Cada instante de vida é uma dádiva. De vez em quando o véu se ergue e enxergamos isso.
A primeira amizade íntima que tive aconteceu nos meus quinze anos. Chuck e eu frequentamos colégio e faculdade juntos; saíamos com as namoradas juntos (e levávamos o fora juntos); fomos confidentes, conselheiros e companheiros um do outro em cada acontecimento importante de nossa vida.
Anos atrás, Chuck me telefonou para contar que estava com câncer. O prognóstico inicial era muito bom, apesar de ele ainda precisar se submeter a um tratamento complicado. Em uma atitude típica, ele raspou a cabeça antes de começar a quimioterapia, encheu-a de cola, espalhou glitter dourado em cima e saiu andando pela casa só de cueca, dizendo que era o "Quimio-Man".
Chuck e eu vivíamos mais de três mil quilômetros de distância um do outro nessa época, mas conversávamos todos os sábados de manhã no período que durou o tratamento. A quimioterapia destruiu-lhe o apetite. Incapaz de manter a comida no estômago, ficou tão esquelético e macilento que se tornou quase irreconhecível até para os filhos. Depois de algum tempo foi acometido de uma infecção. Sua saúde ficou bastante precária porque a quimioterapia lhe debilitara demais o sistema imunológico. Entretanto, ele venceu e concluiu o tratamento. O "Quimio-Man" prevalecera.
Um mês depois, fez sua primeira avaliação pós-quimioterapia. Chuck me telefonou aquela noite: de acordo com o médico, o câncer voltara e atingira níveis tão altos quanto antes do tratamento. Sendo ele também um médico, sabia que o retorno do problema com tanta força e velocidade significava que não lhe restava muito tempo. Era uma sentença de morte.
Fiquei paralisado. Quando fui para a cama aquela noite, não conseguia nem orar. "Deve haver algum engano", protestei. "Acabarão descobrindo que está tudo bem." Maravilhei-me com a rapidez com que a negação da realidade se instala na mente.
As seis e meia da manhã seguinte, Chuck telefonou de novo. - Você não vai acreditar - anunciou.

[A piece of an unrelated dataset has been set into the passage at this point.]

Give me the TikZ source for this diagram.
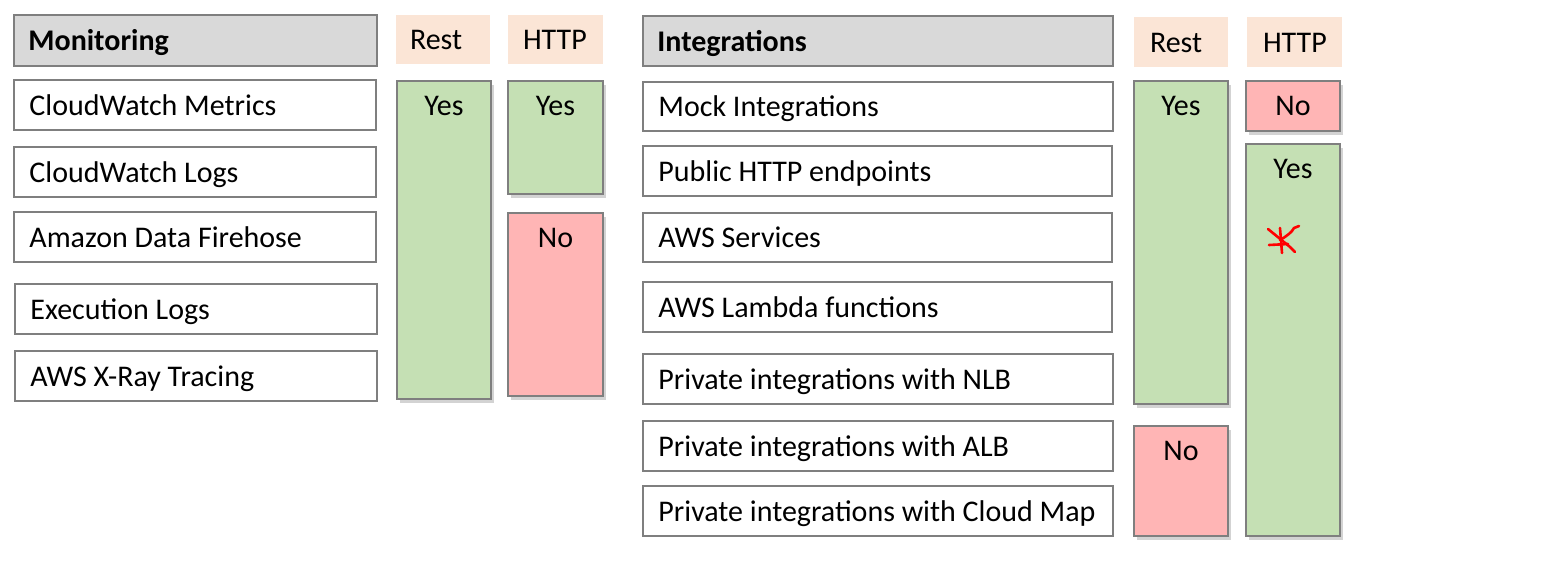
\documentclass[tikz,border=0pt]{standalone}
\usepackage{fontspec}
\setmainfont{Carlito}
\usetikzlibrary{shadows}
\definecolor{bordergray}{HTML}{7F7F7F}
\definecolor{headgray}{HTML}{D9D9D9}
\definecolor{peach}{HTML}{FBE5D6}
\definecolor{yesgreen}{HTML}{C5E0B4}
\definecolor{nored}{HTML}{FFB5B5}
\tikzset{
  itembox/.style={draw=bordergray, line width=1.6pt, fill=white, rectangle, inner sep=0pt},
  headbox/.style={itembox, fill=headgray},
  colhead/.style={rectangle, fill=peach, inner sep=0pt},
  flagyes/.style={itembox, fill=yesgreen, drop shadow={shadow xshift=3pt, shadow yshift=-4pt, opacity=0.35}},
  flagno/.style={itembox, fill=nored, drop shadow={shadow xshift=3pt, shadow yshift=-4pt, opacity=0.35}},
  itemtext/.style={anchor=base west, inner sep=0pt, font=\fontsize{30}{35}\selectfont},
  flagtext/.style={anchor=base, inner sep=0pt, font=\fontsize{30}{35}\selectfont},
  redmark/.style={draw=red, line width=2.6pt, line cap=round, line join=round}
}
% name, x1, y1, x2, y2, style
\newcommand\mybox[6]{%
  \node[#6, minimum width={#4-#2}, minimum height={#5-#3}] (#1) at ({(#2+#4)/2},{(#3+#5)/2}) {};}
% left aligned text
\newcommand\mytext[2]{\node[itemtext] (#1t) at ([shift={(16,10)}]#1.west) {#2};}
% top text in flag box
\newcommand\flagtxt[2]{\node[flagtext] (#1t) at ([yshift=-35pt]#1.north) {#2};}
\begin{document}
\begin{tikzpicture}[x=1pt,y=-1pt]
\useasboundingbox (0,0) rectangle (1567,584);
% ---------- Monitoring ----------
\mybox{mon}{14}{15}{377}{66}{headbox}
\node[itemtext, font=\fontsize{30}{35}\selectfont\bfseries] (mont) at ([shift={(15,10)}]mon.west) {Monitoring};
\mybox{m1}{14}{80}{376}{130}{itembox}\mytext{m1}{CloudWatch Metrics}
\mybox{m2}{14}{147}{376}{197}{itembox}\mytext{m2}{CloudWatch Logs}
\mybox{m3}{14}{212}{376}{262}{itembox}\mytext{m3}{Amazon Data Firehose}
\mybox{m4}{15}{284}{377}{334}{itembox}\mytext{m4}{Execution Logs}
\mybox{m5}{15}{351}{377}{401}{itembox}\mytext{m5}{AWS X-Ray Tracing}
\mybox{mrh}{396}{15}{490}{64}{colhead}\node[itemtext] (mrht) at ([shift={(14,10)}]mrh.west) {Rest};
\mybox{mhh}{508}{15}{603}{64}{colhead}\node[itemtext] (mhht) at ([shift={(15,10)}]mhh.west) {HTTP};
\mybox{mry}{397}{81}{491}{399}{flagyes}\flagtxt{mry}{Yes}
\mybox{mhy}{508}{81}{603}{194}{flagyes}\flagtxt{mhy}{Yes}
\mybox{mhn}{508}{213}{603}{396}{flagno}\flagtxt{mhn}{No}
% ---------- Integrations ----------
\mybox{int}{643}{16}{1113}{66}{headbox}
\node[itemtext, font=\fontsize{30}{35}\selectfont\bfseries] (intt) at ([shift={(15,10)}]int.west) {Integrations};
\mybox{i1}{643}{82}{1113}{131}{itembox}\mytext{i1}{Mock Integrations}
\mybox{i2}{643}{146}{1112}{196}{itembox}\mytext{i2}{Public HTTP endpoints}
\mybox{i3}{643}{213}{1112}{262}{itembox}\mytext{i3}{AWS Services}
\mybox{i4}{643}{282}{1112}{332}{itembox}\mytext{i4}{AWS Lambda functions}
\mybox{i5}{643}{354}{1113}{404}{itembox}\mytext{i5}{Private integrations with NLB}
\mybox{i6}{643}{421}{1113}{471}{itembox}\mytext{i6}{Private integrations with ALB}
\mybox{i7}{643}{486}{1113}{536}{itembox}\mytext{i7}{Private integrations with Cloud Map}
\mybox{irh}{1134}{17}{1228}{67}{colhead}\node[itemtext] (irht) at ([shift={(16,10)}]irh.west) {Rest};
\mybox{ihh}{1247}{17}{1342}{67}{colhead}\node[itemtext] (ihht) at ([shift={(16,10)}]ihh.west) {HTTP};
\mybox{iry}{1134}{81}{1228}{404}{flagyes}\flagtxt{iry}{Yes}
\mybox{irn}{1134}{426}{1228}{536}{flagno}\flagtxt{irn}{No}
\mybox{ihn}{1246}{81}{1340}{131}{flagno}\flagtxt{ihn}{No}
\mybox{ihy}{1246}{144}{1340}{536}{flagyes}\flagtxt{ihy}{Yes}
% ---------- red hand mark ----------
\draw[redmark] (1280,228) -- (1282,253);
\draw[redmark] (1268,229) -- (1290,247) -- (1295,252);
\draw[redmark] (1269,245) -- (1288,244);
\draw[redmark] (1280,240) .. controls (1287,236) and (1292,232) .. (1294,228) -- (1299,226);
\end{tikzpicture}
\end{document}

Alguém do laboratório se enganara e trocara seus resultados com os de outro paciente, uma pessoa que ainda não se submetera a nenhum tipo de tratamento. Resumindo, o câncer de Chuck de verdade desaparecera - e nunca mais voltou a se manifestar em todos esses anos.
- Eu vou viver - meu amigo dizia. - Vou ver meus filhos crescerem. Vou envelhecer ao lado da minha mulher. Vou viver.
Por uns poucos instantes não fizemos outra coisa além de chorar ao telefone como personagens de um comercial dos cartões Hallmark. Meu amigo disse que estava experimentando um sentimento de gratidão como jamais conhecera. Não conseguia parar de tocar nos filhos ou de abraçar a esposa. Tudo que o incomodava antes desvanecera até a completa insignificância. Sobreviveria - de repente, além da noção mental de que a vida é uma dádiva, ele descobria essa verdade no nível da experiência pessoal. Não a merecemos, não podemos controlá-la, não podemos dar como certo nem um de seus segundos. Todo tique e todo taque do relógio é um dom de Deus.